The heavy smoke from Canadian fires that colored the skies and forced Americans along the East Coast to stay indoors was sufficiently ominous to have come from some threatening tale about the coming environmental apocalypse.
In fact, it is very close to a novel I recently read that described a similar event, although the danger was from a giant dust storm that had scraped off the topsoil of Texas and Oklahoma to create an atmospheric slurry that engulfs New York and Washington, D.C.
I’m now awaiting other scenes from similar novels to become reality. You see, over the past year or so, I’ve read several large novels of what seems to be a growing category: science-fiction about the global environmental collapse now likely to happen within the lifetime of most readers. The stories are set in this century, often starting in this decade.
Many of the characters are identical to those featured in mainstream fiction. They work in offices, spend too much time with social media, work too hard and have difficult relationships with some family members.
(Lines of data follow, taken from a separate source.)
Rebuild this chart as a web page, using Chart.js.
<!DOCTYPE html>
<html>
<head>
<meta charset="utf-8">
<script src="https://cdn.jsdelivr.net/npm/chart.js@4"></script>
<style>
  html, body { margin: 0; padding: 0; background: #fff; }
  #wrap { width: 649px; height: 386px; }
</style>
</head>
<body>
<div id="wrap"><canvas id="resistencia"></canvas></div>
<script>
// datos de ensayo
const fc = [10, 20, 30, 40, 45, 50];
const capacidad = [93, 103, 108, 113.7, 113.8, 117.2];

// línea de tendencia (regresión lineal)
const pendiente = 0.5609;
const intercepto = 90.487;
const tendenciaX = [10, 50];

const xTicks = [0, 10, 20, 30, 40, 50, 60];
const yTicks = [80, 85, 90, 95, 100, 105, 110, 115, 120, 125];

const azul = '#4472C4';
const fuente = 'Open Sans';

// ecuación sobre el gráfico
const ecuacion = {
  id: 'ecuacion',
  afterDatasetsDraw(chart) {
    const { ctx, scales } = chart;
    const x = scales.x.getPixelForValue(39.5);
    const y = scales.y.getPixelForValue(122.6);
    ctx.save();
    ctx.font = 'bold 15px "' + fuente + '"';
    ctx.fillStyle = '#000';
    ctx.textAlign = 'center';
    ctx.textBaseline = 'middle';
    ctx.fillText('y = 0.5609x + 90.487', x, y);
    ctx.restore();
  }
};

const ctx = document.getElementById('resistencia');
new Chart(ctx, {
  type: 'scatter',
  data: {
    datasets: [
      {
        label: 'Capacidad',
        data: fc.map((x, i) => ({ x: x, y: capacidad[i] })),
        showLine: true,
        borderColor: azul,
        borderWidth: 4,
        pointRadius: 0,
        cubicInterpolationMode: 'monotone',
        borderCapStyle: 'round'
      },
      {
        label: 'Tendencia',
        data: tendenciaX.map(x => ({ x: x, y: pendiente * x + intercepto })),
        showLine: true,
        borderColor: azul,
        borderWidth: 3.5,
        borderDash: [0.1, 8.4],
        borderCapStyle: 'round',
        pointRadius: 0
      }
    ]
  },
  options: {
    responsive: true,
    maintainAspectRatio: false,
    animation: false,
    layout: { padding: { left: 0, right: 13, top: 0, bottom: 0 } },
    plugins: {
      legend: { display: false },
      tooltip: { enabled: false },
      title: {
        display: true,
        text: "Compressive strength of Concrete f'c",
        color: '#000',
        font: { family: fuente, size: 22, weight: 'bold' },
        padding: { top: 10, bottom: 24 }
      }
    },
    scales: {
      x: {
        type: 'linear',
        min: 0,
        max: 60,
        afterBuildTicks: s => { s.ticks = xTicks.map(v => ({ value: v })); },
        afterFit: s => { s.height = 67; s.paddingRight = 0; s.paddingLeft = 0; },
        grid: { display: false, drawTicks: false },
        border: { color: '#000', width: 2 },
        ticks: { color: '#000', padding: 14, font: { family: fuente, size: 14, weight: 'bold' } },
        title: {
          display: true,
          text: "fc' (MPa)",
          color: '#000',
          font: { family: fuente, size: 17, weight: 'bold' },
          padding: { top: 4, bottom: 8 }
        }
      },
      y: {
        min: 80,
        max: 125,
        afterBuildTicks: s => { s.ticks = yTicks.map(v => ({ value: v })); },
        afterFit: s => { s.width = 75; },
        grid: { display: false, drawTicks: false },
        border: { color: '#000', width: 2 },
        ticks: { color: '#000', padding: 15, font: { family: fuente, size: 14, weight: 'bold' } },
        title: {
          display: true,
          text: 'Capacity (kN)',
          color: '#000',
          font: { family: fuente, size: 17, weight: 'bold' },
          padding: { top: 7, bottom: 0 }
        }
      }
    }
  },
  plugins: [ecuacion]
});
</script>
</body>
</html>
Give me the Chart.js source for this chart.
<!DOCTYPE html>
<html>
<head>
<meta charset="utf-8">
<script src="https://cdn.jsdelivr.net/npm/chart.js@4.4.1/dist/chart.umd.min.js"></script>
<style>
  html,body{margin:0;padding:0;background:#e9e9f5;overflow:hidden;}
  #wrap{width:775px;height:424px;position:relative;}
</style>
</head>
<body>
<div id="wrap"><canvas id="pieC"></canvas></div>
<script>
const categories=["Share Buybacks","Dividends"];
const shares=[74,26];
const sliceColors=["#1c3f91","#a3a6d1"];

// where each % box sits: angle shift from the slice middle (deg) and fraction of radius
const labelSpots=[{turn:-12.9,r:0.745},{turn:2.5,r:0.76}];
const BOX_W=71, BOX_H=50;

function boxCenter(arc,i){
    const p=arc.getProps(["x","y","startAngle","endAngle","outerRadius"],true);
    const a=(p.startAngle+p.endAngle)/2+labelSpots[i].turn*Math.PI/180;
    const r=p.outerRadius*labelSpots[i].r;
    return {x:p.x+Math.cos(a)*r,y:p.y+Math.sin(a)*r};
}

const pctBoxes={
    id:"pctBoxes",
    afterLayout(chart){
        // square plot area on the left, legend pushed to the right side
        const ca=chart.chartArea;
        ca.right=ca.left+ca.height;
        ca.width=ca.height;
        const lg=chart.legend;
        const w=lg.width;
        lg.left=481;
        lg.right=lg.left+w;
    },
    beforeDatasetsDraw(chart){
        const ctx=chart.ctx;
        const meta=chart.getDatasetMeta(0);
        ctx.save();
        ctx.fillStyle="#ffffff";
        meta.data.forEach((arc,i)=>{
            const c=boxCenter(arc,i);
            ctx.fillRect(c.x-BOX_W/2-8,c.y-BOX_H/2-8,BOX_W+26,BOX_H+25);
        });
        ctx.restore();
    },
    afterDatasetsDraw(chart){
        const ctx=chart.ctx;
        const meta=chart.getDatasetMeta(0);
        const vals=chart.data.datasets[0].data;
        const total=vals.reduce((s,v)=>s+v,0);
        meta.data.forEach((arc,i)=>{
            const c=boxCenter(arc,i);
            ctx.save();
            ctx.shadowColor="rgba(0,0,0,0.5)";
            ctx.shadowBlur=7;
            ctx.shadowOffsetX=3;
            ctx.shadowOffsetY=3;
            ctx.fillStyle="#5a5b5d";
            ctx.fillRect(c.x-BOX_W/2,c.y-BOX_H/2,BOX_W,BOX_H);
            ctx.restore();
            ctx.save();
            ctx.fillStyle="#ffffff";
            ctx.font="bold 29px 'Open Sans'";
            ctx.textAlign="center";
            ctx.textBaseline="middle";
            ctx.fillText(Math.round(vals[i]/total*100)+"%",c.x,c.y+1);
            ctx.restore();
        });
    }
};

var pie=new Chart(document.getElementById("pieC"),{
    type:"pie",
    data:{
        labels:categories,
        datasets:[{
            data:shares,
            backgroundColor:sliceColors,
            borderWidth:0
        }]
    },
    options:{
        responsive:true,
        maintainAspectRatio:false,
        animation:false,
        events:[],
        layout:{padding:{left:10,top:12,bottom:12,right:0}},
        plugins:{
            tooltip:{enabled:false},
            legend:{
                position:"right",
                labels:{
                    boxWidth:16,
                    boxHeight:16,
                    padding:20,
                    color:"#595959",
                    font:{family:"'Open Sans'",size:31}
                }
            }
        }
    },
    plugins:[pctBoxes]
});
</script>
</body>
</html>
Like us, they live in a world of melting ice caps, uncontrollable wildfires, populations fleeing drought-ravaged land, deadly heat domes, hurricanes of unprecedented size and more fearsome natural phenomena. However, unlike today, the combined destructiveness of climate change is undeniable.
These novels – “The Deluge” by Stephen Markley, “The Ministry for the Future” by Kim Stanley Robinson and “Termination Shock” by Neal Stephenson – are filled with powerful, made-for-IMAX set pieces – a wildfire that incinerates Los Angeles, starting with the iconic Hollywood sign; a massive storm that overcomes the surge walls designed to prevent The Netherlands from flooding; and a heat dome that sits over a city in India long enough to kill 20 million inhabitants.
What they also have in common is an undercurrent of hope. Each has descriptions of steps taken to reverse the environmental damage. This is consistent with the claim made in many quarters today that the fixes needed to reverse climate change already exist. In fact, it matches a belief I encounter in conversations I have with leading ESG experts: Our society is reacting too slowly to avert climate catastrophe, so we will almost certainly turn to geo-engineering steps such as seeding sulfur dioxide into the atmosphere to block sunlight.
The novels also touch on the economic and political factors that have prevented the world from making changes to stop global warming. The arguments on both sides are very close to the ones we hear today, except they take place at a time when society is battling the effects of climate change with an intensity equivalent to war. Life goes on. Businesspeople still seek to make profits. Politicians still cater to their constituencies with maddening single-mindedness.

Why am I describing these novels in such detail? Because I think that they are but the vanguard of many more novels addressing climate change, and I believe this trend reflects a deeper truth – our environmental predicament is simply too expansive a topic, too technical and expressed through too many facts for most people to comprehend and analyze on their own. The best vehicle to engage the public about the unfolding environmental catastrophe is fiction.
There is a rich history of novelists informing and activating society through works of fiction. Charles Dickens wrote movingly about the plight of the poor, especially child laborers. Upton Sinclair exposed dangers of the meat packing industry in “The Jungle.” John Steinbeck’s “Grapes of Wrath” portrayed the social and economic conditions battering the lives of tenant sharecroppers during the Great Depression. Ralph Ellison’s “The Invisible Man” tells a story of a Black man battered by racism in the United States. There are countless other examples, of course.
The three novels I described earlier are not just being tracked by publishing industry insiders. They are being read and seriously discussed by leading environmental experts. Two of the titles were recommended to me by people who attend Davos and Committee on Planetary Protection (COPP) meetings. Actress Jane Fonda – now focusing on environmental activism – told the Wall Street Journal last month that she was reading “The Ministry of the Future.” Make of this what you will.
“I think climate change is well-suited for fictional application because it is, at its core, a human problem.”
I think climate change is well-suited for fictional application because it is, at its core, a human problem. We unwittingly started global warming when we entered the industrial age, and sharply accelerated it through globalization. We have devised the remedies and yet we are blocking their application, all for very human reasons.
The question underpinning the three novels and many more to come is whether humanity can survive and overcome an existential problem of its own making. If that can’t get people engaged, I don’t know what will.